PROBLEM REQUIREMENTS: Leave the pictures out and retype the lines from the beginning through the line with "# data", both ends included.

+++

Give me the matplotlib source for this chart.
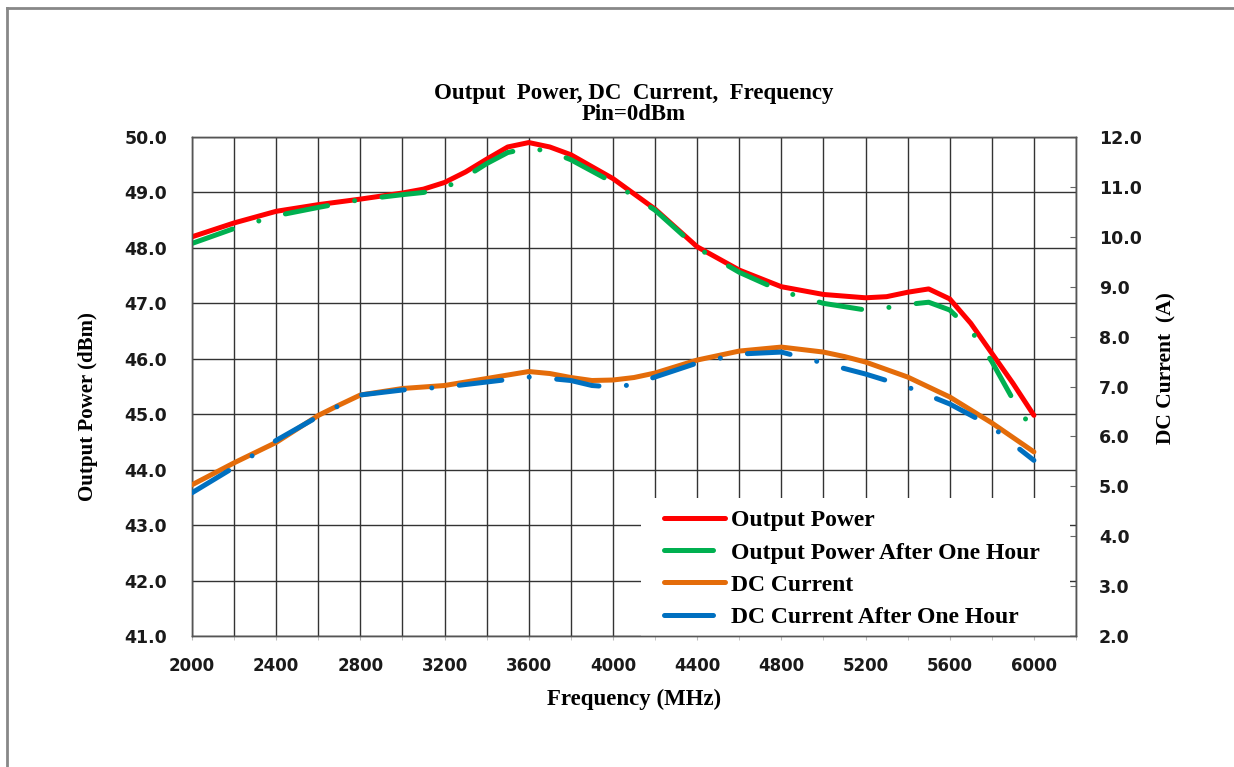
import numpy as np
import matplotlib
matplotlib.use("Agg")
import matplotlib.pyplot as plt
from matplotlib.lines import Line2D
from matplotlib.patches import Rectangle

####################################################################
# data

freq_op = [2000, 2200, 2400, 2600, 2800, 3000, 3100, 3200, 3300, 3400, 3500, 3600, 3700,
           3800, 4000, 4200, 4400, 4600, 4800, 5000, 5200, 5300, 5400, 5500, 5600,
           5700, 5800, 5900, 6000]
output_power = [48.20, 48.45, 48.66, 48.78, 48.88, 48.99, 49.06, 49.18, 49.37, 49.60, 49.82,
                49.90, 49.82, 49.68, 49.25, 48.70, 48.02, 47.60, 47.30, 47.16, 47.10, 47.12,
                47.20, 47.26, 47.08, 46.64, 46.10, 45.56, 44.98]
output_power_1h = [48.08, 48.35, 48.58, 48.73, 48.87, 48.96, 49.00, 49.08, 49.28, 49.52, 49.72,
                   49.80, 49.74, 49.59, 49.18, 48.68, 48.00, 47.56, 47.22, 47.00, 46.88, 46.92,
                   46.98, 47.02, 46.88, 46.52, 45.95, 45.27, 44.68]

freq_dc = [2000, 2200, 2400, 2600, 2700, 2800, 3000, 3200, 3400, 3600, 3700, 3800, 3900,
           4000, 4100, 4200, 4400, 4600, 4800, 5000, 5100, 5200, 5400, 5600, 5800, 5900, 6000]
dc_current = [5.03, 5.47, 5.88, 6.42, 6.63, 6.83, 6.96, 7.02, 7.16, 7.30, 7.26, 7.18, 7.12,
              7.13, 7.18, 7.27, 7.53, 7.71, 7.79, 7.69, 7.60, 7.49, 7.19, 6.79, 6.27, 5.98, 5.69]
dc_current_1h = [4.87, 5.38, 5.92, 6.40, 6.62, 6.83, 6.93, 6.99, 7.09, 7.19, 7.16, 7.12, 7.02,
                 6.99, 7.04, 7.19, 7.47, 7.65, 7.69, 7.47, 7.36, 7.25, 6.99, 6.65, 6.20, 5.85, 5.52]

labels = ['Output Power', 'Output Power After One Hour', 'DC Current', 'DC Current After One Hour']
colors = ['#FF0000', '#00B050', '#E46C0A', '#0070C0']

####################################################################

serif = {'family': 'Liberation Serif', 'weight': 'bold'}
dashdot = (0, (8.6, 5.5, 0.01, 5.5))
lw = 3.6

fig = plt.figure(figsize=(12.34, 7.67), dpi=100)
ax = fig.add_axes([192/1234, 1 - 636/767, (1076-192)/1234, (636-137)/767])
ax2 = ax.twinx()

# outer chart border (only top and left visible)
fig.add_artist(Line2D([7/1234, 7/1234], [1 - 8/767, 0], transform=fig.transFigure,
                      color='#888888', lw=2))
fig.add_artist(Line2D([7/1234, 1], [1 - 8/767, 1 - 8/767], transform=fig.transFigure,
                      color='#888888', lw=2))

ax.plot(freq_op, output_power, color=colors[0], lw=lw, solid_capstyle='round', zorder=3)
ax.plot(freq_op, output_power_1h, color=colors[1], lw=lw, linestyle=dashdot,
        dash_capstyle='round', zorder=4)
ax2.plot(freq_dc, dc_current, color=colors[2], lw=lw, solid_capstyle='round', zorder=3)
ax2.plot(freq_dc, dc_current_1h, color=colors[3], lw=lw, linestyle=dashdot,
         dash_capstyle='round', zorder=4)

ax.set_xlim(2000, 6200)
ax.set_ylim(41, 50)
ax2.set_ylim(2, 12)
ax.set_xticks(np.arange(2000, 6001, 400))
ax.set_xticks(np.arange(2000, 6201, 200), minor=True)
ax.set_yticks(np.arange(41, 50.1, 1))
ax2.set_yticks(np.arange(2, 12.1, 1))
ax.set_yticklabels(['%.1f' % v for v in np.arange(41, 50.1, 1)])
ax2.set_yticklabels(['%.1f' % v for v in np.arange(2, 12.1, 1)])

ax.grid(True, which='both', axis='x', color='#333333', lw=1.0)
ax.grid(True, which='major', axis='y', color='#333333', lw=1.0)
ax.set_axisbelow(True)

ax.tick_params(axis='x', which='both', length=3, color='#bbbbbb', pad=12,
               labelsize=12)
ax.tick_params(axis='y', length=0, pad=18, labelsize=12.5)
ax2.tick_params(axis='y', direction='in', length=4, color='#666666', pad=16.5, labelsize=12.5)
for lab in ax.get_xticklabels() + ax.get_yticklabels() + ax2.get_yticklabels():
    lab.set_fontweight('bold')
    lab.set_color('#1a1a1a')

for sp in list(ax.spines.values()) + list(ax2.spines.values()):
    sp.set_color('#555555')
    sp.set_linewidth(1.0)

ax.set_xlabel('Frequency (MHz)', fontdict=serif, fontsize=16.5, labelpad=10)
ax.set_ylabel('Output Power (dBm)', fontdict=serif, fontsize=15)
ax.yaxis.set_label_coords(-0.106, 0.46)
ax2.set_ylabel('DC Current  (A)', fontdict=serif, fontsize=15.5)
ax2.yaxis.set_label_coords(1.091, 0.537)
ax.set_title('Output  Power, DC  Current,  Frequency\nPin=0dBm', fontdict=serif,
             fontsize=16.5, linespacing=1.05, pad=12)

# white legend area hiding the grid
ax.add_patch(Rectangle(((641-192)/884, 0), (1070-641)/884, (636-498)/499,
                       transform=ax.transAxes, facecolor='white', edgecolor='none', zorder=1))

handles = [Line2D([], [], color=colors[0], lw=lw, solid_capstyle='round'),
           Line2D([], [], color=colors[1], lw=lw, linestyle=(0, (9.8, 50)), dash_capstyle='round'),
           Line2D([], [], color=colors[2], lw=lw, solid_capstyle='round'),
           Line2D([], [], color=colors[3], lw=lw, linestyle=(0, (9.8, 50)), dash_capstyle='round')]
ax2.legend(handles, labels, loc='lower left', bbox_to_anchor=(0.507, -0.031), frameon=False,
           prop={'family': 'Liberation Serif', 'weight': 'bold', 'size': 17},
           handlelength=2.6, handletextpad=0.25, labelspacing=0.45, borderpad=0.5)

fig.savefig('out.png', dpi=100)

+++

EXERCISE RESPONSE:
Give me the matplotlib source for this chart.
import numpy as np
import matplotlib
matplotlib.use("Agg")
import matplotlib.pyplot as plt
from matplotlib.lines import Line2D
from matplotlib.patches import Rectangle

####################################################################
# data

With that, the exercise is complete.